TASK OBJECTIVE.
Please copy all the lines that follow, word for word.

RAW DATA.
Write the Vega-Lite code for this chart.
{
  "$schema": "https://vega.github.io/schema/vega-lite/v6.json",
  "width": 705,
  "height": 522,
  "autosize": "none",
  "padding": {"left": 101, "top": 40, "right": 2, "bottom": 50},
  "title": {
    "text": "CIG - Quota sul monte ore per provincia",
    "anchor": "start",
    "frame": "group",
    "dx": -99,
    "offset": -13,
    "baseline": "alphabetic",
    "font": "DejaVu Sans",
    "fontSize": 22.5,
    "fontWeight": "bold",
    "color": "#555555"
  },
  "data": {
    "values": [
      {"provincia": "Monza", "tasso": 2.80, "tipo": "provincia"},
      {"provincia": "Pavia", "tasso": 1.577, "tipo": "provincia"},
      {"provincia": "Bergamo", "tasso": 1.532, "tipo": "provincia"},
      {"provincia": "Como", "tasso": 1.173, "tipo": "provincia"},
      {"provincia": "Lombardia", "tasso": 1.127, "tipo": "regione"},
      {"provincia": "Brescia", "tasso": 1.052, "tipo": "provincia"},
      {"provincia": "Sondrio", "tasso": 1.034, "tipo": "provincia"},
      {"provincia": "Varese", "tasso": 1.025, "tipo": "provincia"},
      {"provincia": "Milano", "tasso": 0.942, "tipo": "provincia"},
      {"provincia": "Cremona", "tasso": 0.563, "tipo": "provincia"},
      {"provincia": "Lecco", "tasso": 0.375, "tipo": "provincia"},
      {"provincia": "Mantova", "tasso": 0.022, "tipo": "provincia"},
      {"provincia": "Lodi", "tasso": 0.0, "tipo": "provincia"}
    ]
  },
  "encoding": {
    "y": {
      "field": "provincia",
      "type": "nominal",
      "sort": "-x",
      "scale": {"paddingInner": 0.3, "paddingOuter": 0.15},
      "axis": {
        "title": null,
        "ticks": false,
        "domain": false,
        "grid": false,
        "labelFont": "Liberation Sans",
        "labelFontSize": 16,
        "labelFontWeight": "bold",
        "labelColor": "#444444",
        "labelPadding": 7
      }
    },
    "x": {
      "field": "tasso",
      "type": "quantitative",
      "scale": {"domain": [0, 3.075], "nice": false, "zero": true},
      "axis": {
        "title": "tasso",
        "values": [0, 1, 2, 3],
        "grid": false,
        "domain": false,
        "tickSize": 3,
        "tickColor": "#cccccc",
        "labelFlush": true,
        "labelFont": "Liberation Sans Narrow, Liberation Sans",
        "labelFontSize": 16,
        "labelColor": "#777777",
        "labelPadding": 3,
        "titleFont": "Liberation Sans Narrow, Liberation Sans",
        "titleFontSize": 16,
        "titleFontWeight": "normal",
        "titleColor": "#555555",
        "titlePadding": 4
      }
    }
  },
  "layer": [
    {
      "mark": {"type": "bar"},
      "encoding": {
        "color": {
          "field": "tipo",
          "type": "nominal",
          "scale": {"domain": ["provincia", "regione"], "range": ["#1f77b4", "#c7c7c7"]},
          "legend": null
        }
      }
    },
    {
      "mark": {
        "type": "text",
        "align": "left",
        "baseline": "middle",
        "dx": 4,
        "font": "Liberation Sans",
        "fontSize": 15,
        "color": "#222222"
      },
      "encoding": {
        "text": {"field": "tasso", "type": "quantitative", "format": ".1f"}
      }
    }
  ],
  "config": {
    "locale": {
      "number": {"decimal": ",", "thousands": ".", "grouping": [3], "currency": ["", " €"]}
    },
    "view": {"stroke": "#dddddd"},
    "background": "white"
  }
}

WRITTEN RESPONSE.
Write the Vega-Lite code for this chart.
{
  "$schema": "https://vega.github.io/schema/vega-lite/v6.json",
  "width": 705,
  "height": 522,
  "autosize": "none",
  "padding": {"left": 101, "top": 40, "right": 2, "bottom": 50},
  "title": {
    "text": "CIG - Quota sul monte ore per provincia",
    "anchor": "start",
    "frame": "group",
    "dx": -99,
    "offset": -13,
    "baseline": "alphabetic",
    "font": "DejaVu Sans",
    "fontSize": 22.5,
    "fontWeight": "bold",
    "color": "#555555"
  },
  "data": {
    "values": [
      {"provincia": "Monza", "tasso": 2.80, "tipo": "provincia"},
      {"provincia": "Pavia", "tasso": 1.577, "tipo": "provincia"},
      {"provincia": "Bergamo", "tasso": 1.532, "tipo": "provincia"},
      {"provincia": "Como", "tasso": 1.173, "tipo": "provincia"},
      {"provincia": "Lombardia", "tasso": 1.127, "tipo": "regione"},
      {"provincia": "Brescia", "tasso": 1.052, "tipo": "provincia"},
      {"provincia": "Sondrio", "tasso": 1.034, "tipo": "provincia"},
      {"provincia": "Varese", "tasso": 1.025, "tipo": "provincia"},
      {"provincia": "Milano", "tasso": 0.942, "tipo": "provincia"},
      {"provincia": "Cremona", "tasso": 0.563, "tipo": "provincia"},
      {"provincia": "Lecco", "tasso": 0.375, "tipo": "provincia"},
      {"provincia": "Mantova", "tasso": 0.022, "tipo": "provincia"},
      {"provincia": "Lodi", "tasso": 0.0, "tipo": "provincia"}
    ]
  },
  "encoding": {
    "y": {
      "field": "provincia",
      "type": "nominal",
      "sort": "-x",
      "scale": {"paddingInner": 0.3, "paddingOuter": 0.15},
      "axis": {
        "title": null,
        "ticks": false,
        "domain": false,
        "grid": false,
        "labelFont": "Liberation Sans",
        "labelFontSize": 16,
        "labelFontWeight": "bold",
        "labelColor": "#444444",
        "labelPadding": 7
      }
    },
    "x": {
      "field": "tasso",
      "type": "quantitative",
      "scale": {"domain": [0, 3.075], "nice": false, "zero": true},
      "axis": {
        "title": "tasso",
        "values": [0, 1, 2, 3],
        "grid": false,
        "domain": false,
        "tickSize": 3,
        "tickColor": "#cccccc",
        "labelFlush": true,
        "labelFont": "Liberation Sans Narrow, Liberation Sans",
        "labelFontSize": 16,
        "labelColor": "#777777",
        "labelPadding": 3,
        "titleFont": "Liberation Sans Narrow, Liberation Sans",
        "titleFontSize": 16,
        "titleFontWeight": "normal",
        "titleColor": "#555555",
        "titlePadding": 4
      }
    }
  },
  "layer": [
    {
      "mark": {"type": "bar"},
      "encoding": {
        "color": {
          "field": "tipo",
          "type": "nominal",
          "scale": {"domain": ["provincia", "regione"], "range": ["#1f77b4", "#c7c7c7"]},
          "legend": null
        }
      }
    },
    {
      "mark": {
        "type": "text",
        "align": "left",
        "baseline": "middle",
        "dx": 4,
        "font": "Liberation Sans",
        "fontSize": 15,
        "color": "#222222"
      },
      "encoding": {
        "text": {"field": "tasso", "type": "quantitative", "format": ".1f"}
      }
    }
  ],
  "config": {
    "locale": {
      "number": {"decimal": ",", "thousands": ".", "grouping": [3], "currency": ["", " €"]}
    },
    "view": {"stroke": "#dddddd"},
    "background": "white"
  }
}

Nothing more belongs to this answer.